I raised a similar (probably the same) issue here:
I am still not satisfied with the current situation but now know how to avoid the greatest pitfalls, e.g. first load all the packages you need on the master, then add workers, then load packages you definitely need at workers.
Changing the topology doesn’t do anything. Its still about 8 minutes for using mypackage… I just can’t figure out what’s going on. I am not sure what the problem is, but it seems to be with using statements inside my package itself.
For example, removing using DataFrames reduces the time to about 3 minutes. A huge improvement over the 8 minutes. Again, to reiterate, the packages are already precompiled, so the slowdown must be coming from the __init__ functions or running the code for the global consts, if there are any.
But I am still not sure why it takes longer on 1.3 than 1.0.5. There is still code loading on both.

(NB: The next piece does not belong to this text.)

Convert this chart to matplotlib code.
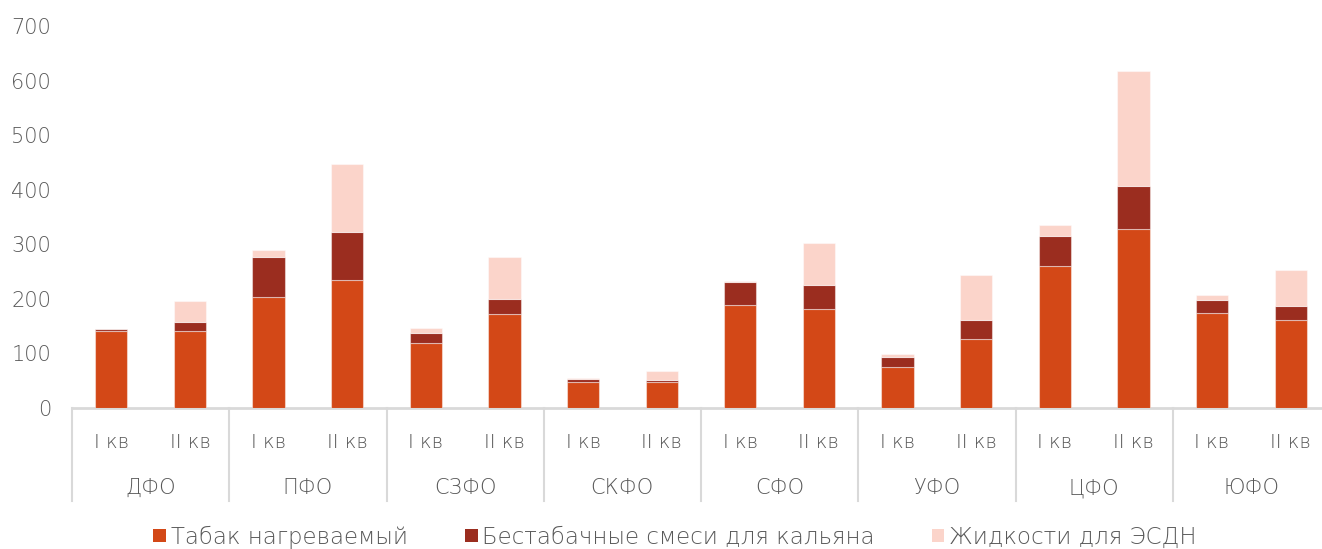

ok - nowadays I usually take a ElasticManager to manage my workers and tweak the Worker connect command (see on the linked page) such that all the packages are all loaded before ClusterManagers.elastic_worker(...) is called. Depending on how you start your workers this is more gentle on the filesystem. I guess all this loading takes so long because all of a sudden several nodes (in my case 100+) want to load stuff (precompiled or not) from some files.
The macro essentially run remotecall_eval(Main, procs, ex), which is again slow after tests. Increasing nworkers makes the excution time (seen from master) to increase linearly. This indicates that it is essentially serialises the job …
I checked the code inside remotecall_eval(Main, procs, ex) and it uses @sync_add what is not defined for me as of julia 1.5.3.
Or I don’t understand why I get @sync_add not defined error messages when I try to use it in a @sync block.
Hi Sixzero,
I have tested @everywhere and pmap() on HPC and the results are here:
Basically I tested the parallelized version of findpi on HPC and put timestamp in between lines. Then I have pin-pointed the time-consuming part, which is the macro @everywhere. Did you have similar situations ? How did you walk around it ?
@moble Thanks for the workaround! I am still seeing quite a lot of overhead even after applying your precompile/sysimage approach. The same block of code executed in @everywhere vs locally is something like 10x slower. Is this consistent with your experience?
For my use case, at least, the scaling was almost perfect once I precompiled. I’m no expert here, but one question jumps out at me: Is that 10x consistent? Like, even after you run whatever computation that is, if you keep the subprocesses up and just ask to re-run it, is it still 10x slower?
If it is consistent, I would guess that you’re doing something that doesn’t actually benefit from parallelization. Is there lots of communication, for example? Is this a too-simple test?
If it’s not consistent, maybe you’re making some subtle mistake on the precompilation.
Did you precompile the code that you actually need to run? In my gist, I used @everywhere 1+2, but you could run some short version of the computation you actually need there instead.
Did you make sure to combine both the main process’s precompilation output and the subprocess precompilation output?
Did you look at the output from the compilation, to check for any warnings?
Are you entirely sure you’re actually using the resulting sysimage?